Specifically, cannabis retail is the most often targeted license-type, representing 64% of the crimes reported to the MED through 2021. This year, burglaries against cannabis shops have accounted for 32 out of 33 burglaries.
“These burglaries have most often involved persons unlawfully entering a Regulated Marijuana Business after closing with the intent to steal property,” the bulletin noted. “This Bulletin is intended to create a heightened awareness of potential vulnerabilities and promote increased security measures.”
Regulators have found in an analysis that, between 2019 and 2021, these crimes cost $2.5 million in cash and cannabis product losses.
The bulletin highlighted that, most often, someone uses a crowbar to pry open the front door or window to gain entry to a cannabis shop. Though, the second “most frequently used instrument is a vehicle. Vehicles have been used to breach security fences and ram doors,” the bulletin noted. Most of the “successful” burglaries occurred between midnight and 4 a.m. and some burglars were “visibly armed.”

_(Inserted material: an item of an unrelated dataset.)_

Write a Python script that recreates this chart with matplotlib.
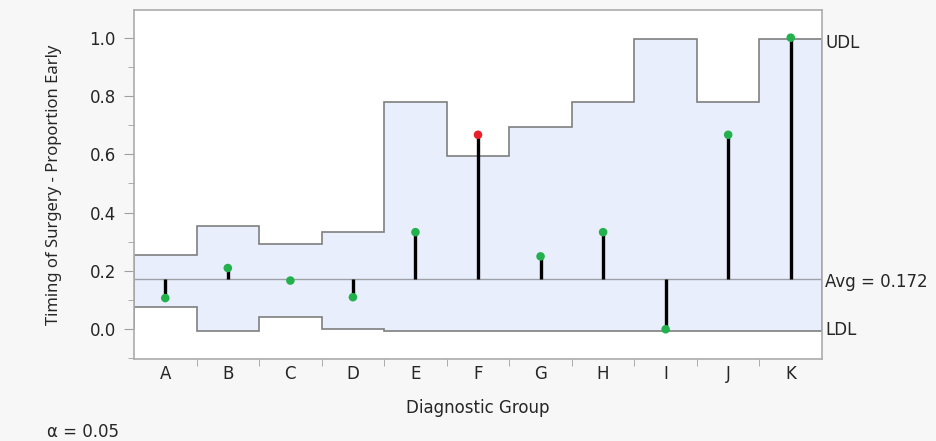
import numpy as np
import matplotlib
matplotlib.use("Agg")
import matplotlib.pyplot as plt
from matplotlib.transforms import blended_transform_factory

groups = ["A", "B", "C", "D", "E", "F", "G", "H", "I", "J", "K"]
proportions = [0.107, 0.210, 0.167, 0.110, 0.333, 0.667, 0.250, 0.333, 0.0, 0.667, 1.0]
udl = [0.254, 0.354, 0.291, 0.333, 0.781, 0.594, 0.695, 0.781, 0.995, 0.781, 0.995]
ldl = [0.076, -0.006, 0.042, 0.0, -0.005, -0.005, -0.005, -0.005, -0.005, -0.005, -0.005]
avg = 0.172
out_of_limits = ["F"]
yticks = [0.0, 0.2, 0.4, 0.6, 0.8, 1.0]
yminor = [-0.1, 0.1, 0.3, 0.5, 0.7, 0.9]

plt.rcParams['font.family'] = ['DejaVu Sans']
TXT = "#262626"

fig = plt.figure(figsize=(9.36, 4.41), dpi=100, facecolor="#f7f7f7")
ax = fig.add_axes([134/936, 1-359/441, 688/936, 349/441])
ax.set_facecolor("white")

n = len(groups)
edges = np.arange(n + 1)
centers = np.arange(n) + 0.5

ax.stairs(udl, edges, baseline=ldl, fill=True, color="#e8eefc", zorder=1)
ax.stairs(udl, edges, color="#7f7f7f", lw=1.2, zorder=2)
ax.stairs(ldl, edges, color="#7f7f7f", lw=1.2, zorder=2)
ax.axhline(avg, color="#9ea0a8", lw=1.0, zorder=2)

ax.vlines(centers, avg, proportions, color="black", lw=2.4, zorder=3)
cols = ["#e8202a" if g in out_of_limits else "#22b14c" for g in groups]
ax.scatter(centers, proportions, s=38, c=cols, zorder=4, edgecolors="none")

ax.set_xlim(0, n)
ax.set_ylim(-0.102, 1.095)
ax.set_xticks(centers)
ax.set_xticklabels(groups)
ax.set_xticks(edges[1:-1], minor=True)
ax.tick_params(axis="x", which="major", length=0, labelsize=12, labelcolor=TXT, pad=4.5)
ax.tick_params(axis="x", which="minor", length=5, color="#a0a0a0")

ax.set_yticks(yticks)
ax.set_yticklabels([f"{v:.1f}" for v in yticks])
ax.set_yticks(yminor, minor=True)
ax.tick_params(axis="y", which="major", length=7, color="#a0a0a0", labelsize=12, labelcolor=TXT, pad=6)
ax.tick_params(axis="y", which="minor", length=4, color="#a0a0a0")

for s in ax.spines.values():
    s.set_color("#acacac")
    s.set_linewidth(1.2)

ax.set_ylabel("Timing of Surgery - Proportion Early", fontsize=12, color=TXT,
              family=["Noto Sans", "DejaVu Sans"])
ax.yaxis.set_label_coords((62 - 134) / 688, 0.5)
ax.set_xlabel("Diagnostic Group", fontsize=12, color=TXT)
ax.xaxis.set_label_coords(0.5, -(408 - 359) / 349)
ax.xaxis.label.set_va("center")

tr = blended_transform_factory(ax.transAxes, ax.transData)
ax.text(1.005, udl[-1] - 0.012, "UDL", transform=tr, va="center", ha="left", fontsize=12, color=TXT)
ax.text(1.005, avg - 0.01, f"Avg = {avg:.3f}", transform=tr, va="center", ha="left", fontsize=12, color=TXT)
ax.text(1.005, ldl[-1] + 0.002, "LDL", transform=tr, va="center", ha="left", fontsize=12, color=TXT)

fig.text(47/936, 1-432/441, "α = 0.05", fontsize=12, color=TXT, va="center", ha="left")

fig.savefig("out.png", dpi=100, facecolor=fig.get_facecolor())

Regulators noted that “security standards above the minimum requirements had fewer successful entries.” What does that mean? Securing cash and cannabis products in safes at night, locking any refrigerators or freezers that store cannabis products, implementing reinforced and multi pronged locks and guard plates for doors. The bulletin highlighted that some Colorado jurisdictions require such extra security measures, and that in areas that have these rules, “attempted burglaries are much less successful.”
Lawmakers have increasingly linked instances of violence at cannabis businesses to the industry’s banking hurdles. This month, Colorado Gov. Jared Polis, Colorado Attorney General Phil Weiser, and Colorado Treasurer Dave Young sent a letter to Congressional leadership asking them to consider the importance of cannabis banking.
“The lack of safe banking and financial services for the cannabis industry in the State of Colorado has become a dire public safety issue for highly regulated cannabis businesses operating in compliance with state law,” the letter read, adding that the cash-heavy nature of the cannabis industry “fuels these crimes” by adding to the “perception” that cannabis business owners are sitting on large piles of cash.
“Without access to cashless payment options, the target will remain on the backs of highly regulated cannabis businesses operating in compliance with state law, and with that comes the potential for more violence and loss of life,” the letter continued.
These issues and sentiments aren’t limited to Colorado. Over in Washington state, Gov. Jay Inslee, state Attorney General Bob Ferguson, and state Treasurer Mike Pellicciotti sent a similar letter to Congress in May.
The Washington State Liquor and Cannabis Board (LCB) also hosted a roundtable in March during which they discussed solutions at the state and federal levels. Speakers included Pellicciotti; Sen. Karen Keiser; Michael Correia, director of government affairs for the National Cannabis Industry Association; and LCB’s Enforcement and Education Division Director Chandra Brady. LCB Chair David Postman moderated the meeting and roundtable.
Postman said that at least 70 robberies had been reported back in March, which led to at least three deaths.
“Business owners and their employees are fearful that they could be next,” Postman said.
The SAFE Banking Act has passed out of the U.S. House of Representatives multiple times, but has not cleared the Senate. The scope of the Act is currently under debate among lawmakers and advocates, as Cannabis Wire has reported, with some arguing that the bar for passage is high as it is, and others arguing that it doesn’t do enough.
There are no national standards for security or workplace safety training.